Sein Momentum ist mit dem Parteitag gebrochen worden. Er hatte schon immer die gefährliche offene Flanke, als zu ehrgeizig und ungeduldig zu gelten. Dass er die Aussprache nach der Vorstellung der Kandidaten dazu genutzt hat, noch einmal Werbung für sich und seinen Teampartner Laschet zu machen, kreiden ihm viele an. Das Ergebnis, mit dem er zum Vizeparteichef gewählt wurde, war auffallend schlecht.

Das ist keine Situation, in der man sagt: Das ist jetzt der natürliche Kandidat, der die CDU eint. Abgesehen davon: In der Pandemie würden es viele Bürger ohnehin als unzulässig empfinden, wenn der Gesundheitsminister sich in den Wahlkampf stürzt.
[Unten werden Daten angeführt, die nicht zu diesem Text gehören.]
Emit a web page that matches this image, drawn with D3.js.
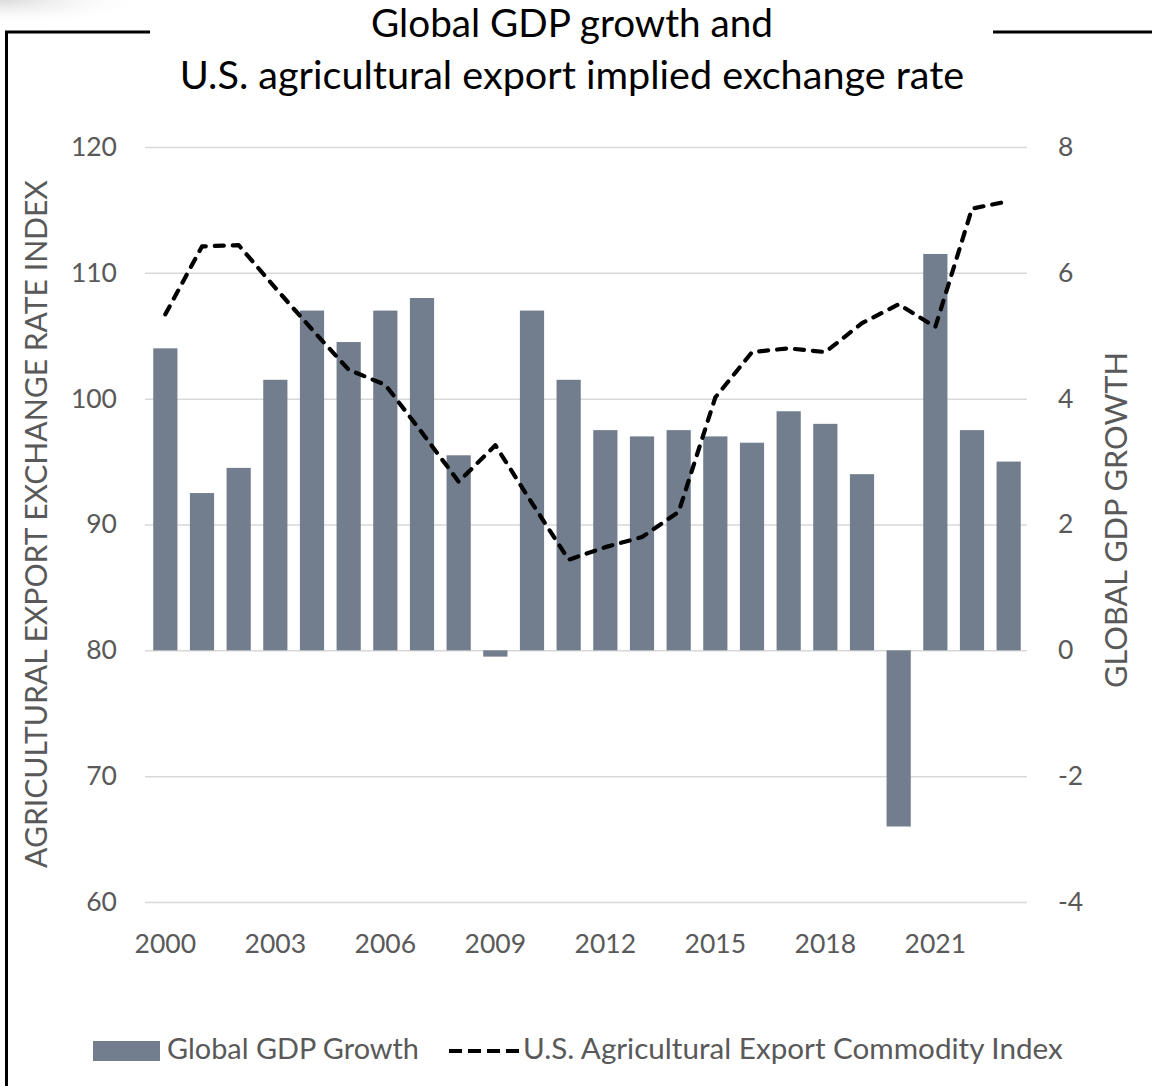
<!DOCTYPE html>
<html>
<head>
<meta charset="utf-8">
<script src="https://cdn.jsdelivr.net/npm/d3@7"></script>
<style>
  html, body { margin: 0; padding: 0; background: #fff; }
  svg { display: block; }
</style>
</head>
<body>
<svg id="chart" width="1152" height="1086"></svg>
<script>
// Years on the category axis
const years = d3.range(2000, 2024);
// Global GDP growth, % (right axis)
const gdpGrowth = [4.8, 2.5, 2.9, 4.3, 5.4, 4.9, 5.4, 5.6, 3.1, -0.1, 5.4, 4.3,
                   3.5, 3.4, 3.5, 3.4, 3.3, 3.8, 3.6, 2.8, -2.8, 6.3, 3.5, 3.0];
// U.S. agricultural export commodity index (left axis)
const exportIndex = [106.7, 112.1, 112.2, 108.8, 105.5, 102.3, 101.1, 97.3, 93.4, 96.3, 91.7, 87.2,
                     88.2, 89.0, 91.0, 100.1, 103.7, 104.0, 103.7, 106.0, 107.5, 105.7, 115.1, 115.7];
// Tick values
const leftTicks = [60, 70, 80, 90, 100, 110, 120];
const rightTicks = [-4, -2, 0, 2, 4, 6, 8];
const yearLabels = [2000, 2003, 2006, 2009, 2012, 2015, 2018, 2021];

const titleLines = ["Global GDP growth and", "U.S. agricultural export implied exchange rate"];
const leftTitle = "AGRICULTURAL EXPORT EXCHANGE RATE INDEX";
const rightTitle = "GLOBAL GDP GROWTH";
const legendLabels = ["Global GDP Growth", "U.S. Agricultural Export Commodity Index"];

const FONT = "Lato, 'Open Sans', sans-serif";
const BAR = "#727d8e";
const TXT = "#595959";
const TICK_FS = 26.5;

const svg = d3.select("#chart");

// Scale a text element's font size so it spans the given width
function fit(sel, width) {
  const n = sel.node();
  const fs = parseFloat(sel.attr("font-size"));
  const w = n.getComputedTextLength();
  if (w > 0) sel.attr("font-size", (fs * width / w).toFixed(2));
  return sel;
}

// Soft shading in the top-left corner
const defs = svg.append("defs");
const rg = defs.append("radialGradient").attr("id", "corner")
  .attr("cx", 0).attr("cy", 0).attr("r", 1)
  .attr("gradientUnits", "objectBoundingBox");
rg.append("stop").attr("offset", "0%").attr("stop-color", "#dadada");
rg.append("stop").attr("offset", "100%").attr("stop-color", "#ffffff").attr("stop-opacity", 0);
svg.append("rect").attr("x", 0).attr("y", 0).attr("width", 150).attr("height", 26)
  .attr("fill", "url(#corner)");

// Frame lines broken around the title
svg.append("path")
  .attr("d", "M6.5,1086 V32 H150")
  .attr("fill", "none").attr("stroke", "#000").attr("stroke-width", 3);
svg.append("path")
  .attr("d", "M993,32 H1152")
  .attr("fill", "none").attr("stroke", "#000").attr("stroke-width", 3);

// Scales
const x = d3.scaleBand().domain(years).range([147, 1027]).paddingInner(0.34).paddingOuter(0.17);
const yL = d3.scaleLinear().domain([60, 120]).range([902, 147]);
const yR = d3.scaleLinear().domain([-4, 8]).range([902, 147]);

// Gridlines
svg.append("g")
  .attr("transform", "translate(145,0)")
  .call(d3.axisLeft(yL).tickValues(leftTicks).tickSize(-882).tickFormat(""))
  .call(g => g.select(".domain").remove())
  .call(g => g.selectAll("line").attr("stroke", "#d9d9d9").attr("stroke-width", 1.5));

// Left axis labels
svg.append("g")
  .attr("transform", "translate(117,0)")
  .call(d3.axisLeft(yL).tickValues(leftTicks).tickSize(0).tickPadding(0))
  .call(g => g.select(".domain").remove())
  .call(g => g.selectAll("text").attr("fill", TXT).attr("font-family", FONT).attr("font-size", TICK_FS));

// Right axis labels (plain hyphen for negatives)
svg.append("g")
  .attr("transform", "translate(1058,0)")
  .call(d3.axisRight(yR).tickValues(rightTicks).tickSize(0).tickPadding(0).tickFormat(d => String(d)))
  .call(g => g.select(".domain").remove())
  .call(g => g.selectAll("text").attr("fill", TXT).attr("font-family", FONT).attr("font-size", TICK_FS));

// Year labels
svg.append("g")
  .attr("transform", "translate(0,934)")
  .call(d3.axisBottom(x).tickValues(yearLabels).tickSize(0).tickPadding(0))
  .call(g => g.select(".domain").remove())
  .call(g => g.selectAll("text").attr("fill", TXT).attr("font-family", FONT).attr("font-size", TICK_FS));

// GDP growth bars
svg.append("g").selectAll("rect")
  .data(years.map((yr, i) => ({ yr, v: gdpGrowth[i] })))
  .join("rect")
  .attr("x", d => x(d.yr))
  .attr("width", x.bandwidth())
  .attr("y", d => Math.min(yR(d.v), yR(0)))
  .attr("height", d => Math.abs(yR(d.v) - yR(0)))
  .attr("fill", BAR);

// Export index dashed line
const line = d3.line()
  .x((d, i) => x(years[i]) + x.bandwidth() / 2)
  .y(d => yL(d));
svg.append("path")
  .datum(exportIndex)
  .attr("d", line)
  .attr("fill", "none")
  .attr("stroke", "#000")
  .attr("stroke-width", 4.2)
  .attr("stroke-dasharray", "9,9")
  .attr("stroke-linecap", "round")
  .attr("stroke-linejoin", "round");

// Title
const t1 = svg.append("text").attr("x", 572).attr("y", 37).attr("text-anchor", "middle")
  .attr("font-family", FONT).attr("font-size", 32).attr("fill", "#000").text(titleLines[0]);
fit(t1, 402);
const t2 = svg.append("text").attr("x", 572).attr("y", 89).attr("text-anchor", "middle")
  .attr("font-family", FONT).attr("font-size", 32).attr("fill", "#000").text(titleLines[1]);
fit(t2, 785);

// Axis titles
const lt = svg.append("text")
  .attr("transform", "translate(47,524) rotate(-90)")
  .attr("text-anchor", "middle")
  .attr("font-family", FONT).attr("font-size", 24).attr("fill", TXT).text(leftTitle);
fit(lt, 688);
const rt = svg.append("text")
  .attr("transform", "translate(1127,520) rotate(-90)")
  .attr("text-anchor", "middle")
  .attr("font-family", FONT).attr("font-size", 24).attr("fill", TXT).text(rightTitle);
fit(rt, 336);

// Legend
const lg = svg.append("g");
lg.append("rect").attr("x", 93).attr("y", 1041).attr("width", 67).attr("height", 20).attr("fill", BAR);
const l1 = lg.append("text").attr("x", 167).attr("y", 1059)
  .attr("font-family", FONT).attr("font-size", 24).attr("fill", TXT).text(legendLabels[0]);
fit(l1, 252);
lg.append("line").attr("x1", 449).attr("x2", 519).attr("y1", 1051).attr("y2", 1051)
  .attr("stroke", "#000").attr("stroke-width", 4).attr("stroke-dasharray", "13,6");
const l2 = lg.append("text").attr("x", 523).attr("y", 1059)
  .attr("font-family", FONT).attr("font-size", 24).attr("fill", TXT).text(legendLabels[1]);
fit(l2, 540);
</script>
</body>
</html>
Eine Kanzlerkandidatur von Spahn – das sehe ich gerade nicht.

Bei den politischen Gegnern der Union hofft man, dass Umfragewerte von CDU und CSU wieder sinken, sobald bei den Bürgern ins Bewusstsein eingesickert ist, dass die Kanzlerin im Herbst nicht mehr zur Wahl steht. Ist die Annahme berechtigt?
Studien zeigen, dass die Menschen immer später ihre tatsächliche Wahlentscheidung treffen. Sie reagieren viel stärker auf den Moment, auf aktuelle Themen und Personen. In der Pandemie hat Angela Merkel noch einmal enorm an Zuspruch gewonnen. Wenn bei den Bürgern angekommen ist: Es geht gar nicht mehr um die beliebte Kanzlerin, da steht jemand anders zur Wahl – dann werden die Karten tatsächlich noch einmal neu gemischt. Das macht das Wahljahr auch so spannend.